また、作られた負圧はエンジンが止まっている間でも多少溜めておくことができます。このことによって、アシストする力も残るということです。
ところが、ブレーキペダルが重くなるのはこのアシスト力が無いという状態が起こっているからなのです。
ブレーキブースターの亀裂や劣化によるトラブル
ブレーキブースターは車とドライバーにとってなくてはならない装置です。
しかし、使っていくうち、バキュームパイプの亀裂や内部のどこかでエア漏れといった故障が起こります。
これらの不具合がブレーキブースター起こると、ブレーキペダルがとてつもなく重くなったり異音が発生します。重いという表現を硬いということもあります。
これは、これら不具合によって負圧が抜けてしまうことがブレーキペダルが重くなる原因です。負圧がなければ、ブレーキブースターのアシストを受けられないためブレーキを踏むときに必要とされる力を低減できません。

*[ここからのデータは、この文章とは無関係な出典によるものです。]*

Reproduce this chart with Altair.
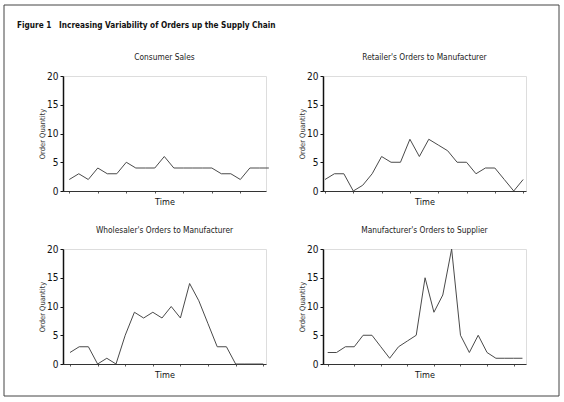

ここで、オートマ車のエンジンのかけ方の流れのうち、「3. ブレーキを踏み込む」に話しを戻します。
エンジンをかけるためには、ブレーキペダルをしっかりと踏み込む必要があります。
しかし、ブレーキブースターのアシストが無ければ、ブレーキペダルを十分に踏み込むことが難しくなる=エンジンがかからない、という構図になるのです。
ブレーキブースターの点検、修理、交換
対処法はブレーキブースターの点検ということになります。
バキュームパイプの亀裂であれば修理することが可能ですが、それ以外ですとブレーキブースターそのものの交換になります。
一般的に20万km走行した車でもブレーキブースターの交換をしないことがあるように、まるまる交換することはそれほどあることではありません。
費用ですが、車のサイズやステイタスによって違ってきます。依頼する整備工場などに確認をすることをおすすめします。
どちらにしても、ブレーキは命にも関わる重要な装備です。
エンジンがかからないうちはまだ事故も起こりませんが、高速道路などを走行している最中にブレーキが重くて踏めないとなれば大ごとです。
早め早めの相談や点検をし、安全対策をしてください。
ブレーキが重いのとブレーキブースターの負圧の関係まとめ
ブレーキが重く、エンジンがかからないというケースを取り上げ解説しました。
そんなときはブレーキブースターの負圧がなくなっている状態かもしれません。
ブレーキが重い、硬いと感じたら、まずは早々にチェックをする必要があるということになります。